Well now I just imagine you standing arms-length away without a shirt. Haydn lying on her ugly brown office couch would probably do it too.

“I usually buy something I don’t need.” Last time it happened she bo

ught an expensive slow cooker she’d used once.

“I always want to run out and get another dog. I’d have fifty dogs by now if I didn’t know about the power of massage.”

“How many dogs do you have?”

“At home with me now.” He held up two fingers. “Fred and Ginger.” Then added three more fingers. “Gene, Gregory and Channing. They’re all rescues.” All dancer’s names. He pulled a T-shirt on. So unnecessary. “Over the years, I’ve had a dozen different rescue dogs. All of them old, abandoned, sick, left for dead.” He made an up gesture. “Now, off with that dress.”

“You really want me to have a massage.” Would they have tables side by side? Did he hire one masseur or two?

“I really want to massage you.”

Pretty much all the air left the room. She couldn’t possibly have post-show blues because the show was still going on.

“You?”

“I am not just a pretty face and good with shoe sizing.”

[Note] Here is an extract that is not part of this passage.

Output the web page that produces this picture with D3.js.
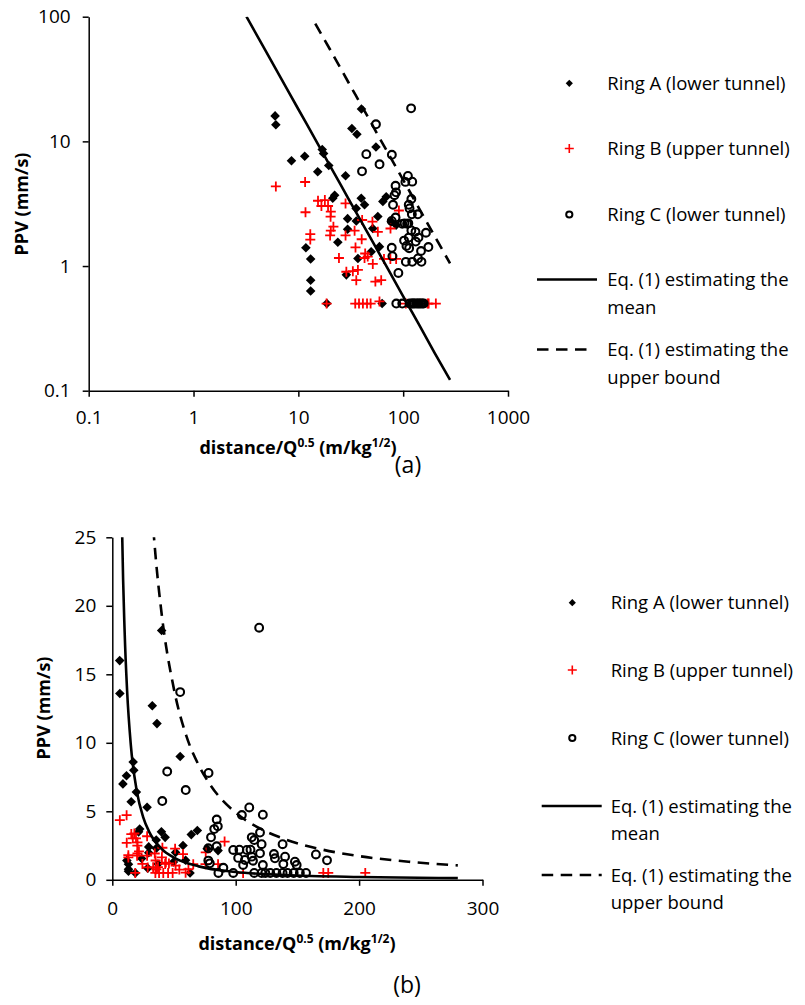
<!DOCTYPE html>
<html><head><meta charset="utf-8">
<script src="https://cdn.jsdelivr.net/npm/d3@7"></script>
<style>
body{margin:0;background:#fff}
text{font-family:'Open Sans',sans-serif;fill:#000}
</style>
</head><body>
<svg id="c" width="805" height="1005"></svg>
<script>
// ---------- data (scaled distance m/kg^0.5, PPV mm/s) ----------
const ringA = [
[6.0,16.0],[6.1,13.6],[8.6,7.0],[11.5,7.6],[16.9,8.6],[17.4,8.0],[15.3,5.7],[19.5,6.4],
[11.8,1.4],[13.1,1.14],[13.1,0.77],[13.1,0.63],[18.7,0.5],[40,18.2],[32.4,12.7],[36.2,11.4],
[55,9.0],[28.2,5.3],[22.2,3.7],[21.3,3.5],[39.8,3.5],[42.8,3.1],[35.6,2.9],[64,3.3],[68.9,3.6],
[29.5,2.4],[57.3,2.5],[35.7,2.3],[76.9,2.27],[85.7,2.13],[29.5,1.97],[51.3,2.0],[23.8,1.55],
[49.5,1.3],[59.4,1.43],[37,1.15],[28.7,0.85],[63,0.5]
];
const ringB = [
[6.1,4.35],[11.6,4.72],[11.7,2.7],[13,1.8],[13,1.63],[15.4,3.34],[17.9,3.38],[16.6,3.03],[19.2,3.03],
[20.4,2.73],[20.3,2.49],[21.6,2.07],[20.4,1.92],[20.1,1.76],[28.2,3.18],[28.2,1.76],[34.4,1.92],
[40.6,2.34],[50.9,2.27],[57.3,1.88],[75.7,2.0],[91,2.79],[40.2,1.64],[35.1,1.41],[24.4,1.16],
[43.4,1.26],[42.8,1.16],[45.9,1.19],[51.3,1.04],[65.6,1.14],[75.5,1.14],[85.7,1.14],[28.7,0.9],
[33.1,0.91],[37,0.93],[35.7,0.77],[54.3,0.75],[61.7,0.77],
[18.6,0.5],[34.9,0.5],[37.9,0.5],[41.3,0.5],[45.2,0.5],[48.9,0.5],[59.4,0.52],[106,0.5],[171,0.5],[175,0.5],[205,0.5]
];
const ringC = [
[119,18.4],[55,13.7],[44.5,7.9],[78,7.8],[59.5,6.55],[40.5,5.75],[105,4.73],[111,5.28],[122,4.75],
[84.6,4.4],[85.5,3.9],[82.6,3.7],[80,3.1],[119.7,3.45],[113,3.1],[115,2.9],[121,2.6],[138,2.6],
[165,1.85],[174,1.42],[77.8,2.3],[84.6,2.45],[98,2.18],[103,2.2],[109,2.18],[112,2.2],[102,1.6],
[113,1.69],[119.7,1.93],[106,1.08],[122,1.08],[131.8,1.57],[140,1.69],[138.6,1.15],[148,1.32],
[149.4,1.08],[107.5,1.45],[114,1.39],[77.8,1.4],[79,1.2],[90,0.88],[131,1.88],
[86,0.5],[98,0.5],[115,0.5],[121,0.5],[124,0.5],[128,0.5],[133,0.5],[138,0.5],[142,0.5],[147,0.5],[152,0.5],[157,0.5]
];
// Eq. (1) curves
const meanLine = [
[3.2,100],[5,51.2],[8,25.3],[10,18.1],[12,13.8],[15,9.85],[20,6.4],[25,4.58],[30,3.48],[40,2.26],
[50,1.62],[70,0.98],[100,0.57],[140,0.345],[200,0.2],[280,0.122]
];
const upperLine = [
[14.5,88],[20,54.8],[25,39.2],[30,29.8],[35,23.7],[40,19.4],[50,13.9],[60,10.5],[70,8.37],[80,6.85],
[100,4.9],[120,3.73],[140,2.96],[170,2.21],[200,1.73],[240,1.32],[280,1.05]
];
const logTicksX = [0.1,1,10,100,1000];
const logTicksY = [0.1,1,10,100];
const linTicksX = [0,100,200,300];
const linTicksY = [0,5,10,15,20,25];
const seriesNames = ["Ring A (lower tunnel)","Ring B (upper tunnel)","Ring C (lower tunnel)"];
const lineNames = [["Eq. (1) estimating the","mean"],["Eq. (1) estimating the","upper bound"]];

const svg = d3.select("#c");

function drawPanel(p){
  const g = svg.append("g");
  const cid = "clip"+p.id;
  svg.append("defs").append("clipPath").attr("id",cid).append("rect")
    .attr("x",p.x.range()[0]).attr("y",p.y.range()[1]-4)
    .attr("width",p.x.range()[1]-p.x.range()[0]+6).attr("height",p.y.range()[0]-p.y.range()[1]+8);
  const lcid = "lclip"+p.id;
  svg.append("defs").append("clipPath").attr("id",lcid).append("rect")
    .attr("x",p.x.range()[0]).attr("y",p.y.range()[1])
    .attr("width",p.x.range()[1]-p.x.range()[0]).attr("height",p.y.range()[0]-p.y.range()[1]);

  const ax = g.append("g").attr("transform",`translate(0,${p.y.range()[0]})`)
    .call(d3.axisBottom(p.x).tickValues(p.xt).tickSize(6).tickSizeOuter(0).tickPadding(p.xpad).tickFormat(d=>String(d)));
  const ay = g.append("g").attr("transform",`translate(${p.x.range()[0]},0)`)
    .call(d3.axisLeft(p.y).tickValues(p.yt).tickSize(6).tickSizeOuter(0).tickPadding(p.ypad).tickFormat(d=>String(d)));
  [ax,ay].forEach(a=>{
    a.selectAll("path,line").attr("stroke","#000").attr("stroke-width",1.5);
    a.selectAll("text").attr("font-family","'Open Sans',sans-serif").attr("font-size",19).attr("fill","#000");
  });

  const pts = g.append("g").attr("clip-path",`url(#${cid})`);
  pts.selectAll("path.a").data(ringA).join("path")
    .attr("d",d3.symbol(d3.symbolSquare,46)())
    .attr("transform",d=>`translate(${p.x(d[0])},${p.y(d[1])}) rotate(45)`).attr("fill","#000");
  pts.selectAll("path.b").data(ringB).join("path")
    .attr("d","M-5,0H5M0,-5V5")
    .attr("transform",d=>`translate(${p.x(d[0])},${p.y(d[1])})`)
    .attr("stroke","#ff0000").attr("stroke-width",1.8).attr("fill","none");
  pts.selectAll("circle").data(ringC).join("circle")
    .attr("cx",d=>p.x(d[0])).attr("cy",d=>p.y(d[1])).attr("r",3.9)
    .attr("fill","none").attr("stroke","#000").attr("stroke-width",2.1);

  const lines = g.append("g").attr("clip-path",`url(#${lcid})`);
  const line = d3.line().x(d=>p.x(d[0])).y(d=>p.y(d[1])).curve(p.curve);
  lines.append("path").datum(meanLine).attr("d",line).attr("fill","none").attr("stroke","#000").attr("stroke-width",2.6);
  lines.append("path").datum(upperLine).attr("d",line).attr("fill","none").attr("stroke","#000").attr("stroke-width",2.6)
    .attr("stroke-dasharray","11.5,7.5");

  // axis titles
  g.append("text").attr("transform",`translate(${p.ytx},${p.yty}) rotate(-90)`)
    .attr("text-anchor","middle").attr("font-weight","bold").attr("font-size",18).text("PPV (mm/s)");
  const xt = g.append("text").attr("x",p.xtx).attr("y",p.xty).attr("text-anchor","middle")
    .attr("font-weight","bold").attr("font-size",18);
  xt.append("tspan").text("distance/Q");
  xt.append("tspan").attr("font-size",12).attr("dy",-7).text("0.5");
  xt.append("tspan").attr("dy",7).text(" (m/kg");
  xt.append("tspan").attr("font-size",12).attr("dy",-7).text("1/2");
  xt.append("tspan").attr("dy",7).text(")");
  g.append("text").attr("x",p.lx).attr("y",p.ly).attr("text-anchor","middle").attr("font-size",23).text(p.label);

  // legend
  const L = p.leg;
  const lg = g.append("g");
  lg.append("path").attr("d",d3.symbol(d3.symbolSquare,26)())
    .attr("transform",`translate(${L.mx},${L.y[0]}) rotate(45)`).attr("fill","#000");
  lg.append("path").attr("d","M-4.5,0H4.5M0,-4.5V4.5").attr("transform",`translate(${L.mx},${L.y[1]})`)
    .attr("stroke","#ff0000").attr("stroke-width",1.6);
  lg.append("circle").attr("cx",L.mx).attr("cy",L.y[2]).attr("r",3.1).attr("fill","none").attr("stroke","#000").attr("stroke-width",2);
  seriesNames.forEach((s,i)=>lg.append("text").attr("x",L.tx).attr("y",L.y[i]).attr("dy","0.36em").attr("font-size",18.5).text(s));
  lg.append("line").attr("x1",L.l0).attr("x2",L.l0+60).attr("y1",L.y[3]).attr("y2",L.y[3]).attr("stroke","#000").attr("stroke-width",2.6);
  lg.append("line").attr("x1",L.l0).attr("x2",L.l0+L.dl).attr("y1",L.y[4]).attr("y2",L.y[4]).attr("stroke","#000").attr("stroke-width",2.6)
    .attr("stroke-dasharray","11.5,7.5");
  lineNames.forEach((ln,i)=>{
    ln.forEach((s,j)=>lg.append("text").attr("x",L.tx).attr("y",L.y[3+i]+j*27.5).attr("dy","0.36em").attr("font-size",18.5).text(s));
  });
}

drawPanel({
  id:"a",
  x:d3.scaleLog().domain([0.1,1000]).range([88.7,508]),
  y:d3.scaleLog().domain([0.1,100]).range([390.7,16.7]),
  xt:logTicksX, yt:logTicksY, xpad:14, ypad:12, curve:d3.curveLinear,
  ytx:28, yty:204, xtx:298, xty:454, lx:408, ly:473, label:"(a)",
  leg:{mx:569.3, tx:607.3, y:[83.3,148.5,214.5,279.5,349.5], l0:537, dl:53}
});
drawPanel({
  id:"b",
  x:d3.scaleLinear().domain([0,300]).range([112.3,482.5]),
  y:d3.scaleLinear().domain([0,25]).range([879.8,537.3]),
  xt:linTicksX, yt:linTicksY, xpad:16, ypad:10, curve:d3.curveMonotoneX,
  ytx:50, yty:708, xtx:297, xty:950, lx:407, ly:993, label:"(b)",
  leg:{mx:572.3, tx:610.7, y:[602.7,670,738,806,875], l0:541.7, dl:60}
});
</script>
</body></html>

He had a table brought to the room and he knew what he was doing. Soft music, fragrant oil and magic, magic fingers that made her feel inconveniently tense.

He started by warming her whole back with firm strokes from flattened oiled-up hands and she could not help groaning, part oh, that hurts and part oh, that’s amazing. And it’s not like she’d never had a massage before.

She’d never had a massage from someone she’d been intimate with before and that changed everything.

It put a tremor of excitement directly under her skin, a spike of anticipation in her bloodstream and every pleasure-seeking hormone she had was screaming with delight. It was impossible to stop the noise in her head that it was Haydn freaking Delany who was running his firm, slippery hands over her. That she’d had sex with him and would again, and they had a whole weekend set aside for more sex and yet he wanted to start it off by treating her to a personal massage.

“Try to relax,” Haydn said in a low murmur that woke up all her slow adopter nerve endings and made her tremble.

She made a sound more like a squeak than a reply. Was he kidding? Her body was sparking electricity and her brain was on sensory overload and she wasn’t allowed to move, only lie here with her head in a hole in the table, looking at the plush carpet and his bare feet, her heart skidding around in her chest as she waited for his touch.

“I’m a little rusty at this. Been a while,” he said, pressing his thumbs into the edges of her spine, making tiny circles in the muscle.

Because he sounded uncertain, as if her inability to relax was his fault—it was—but not the way he was thinking, she said, “I’m a little too aware of what you’re doing.”

“All I’m doing is working your kinks out.”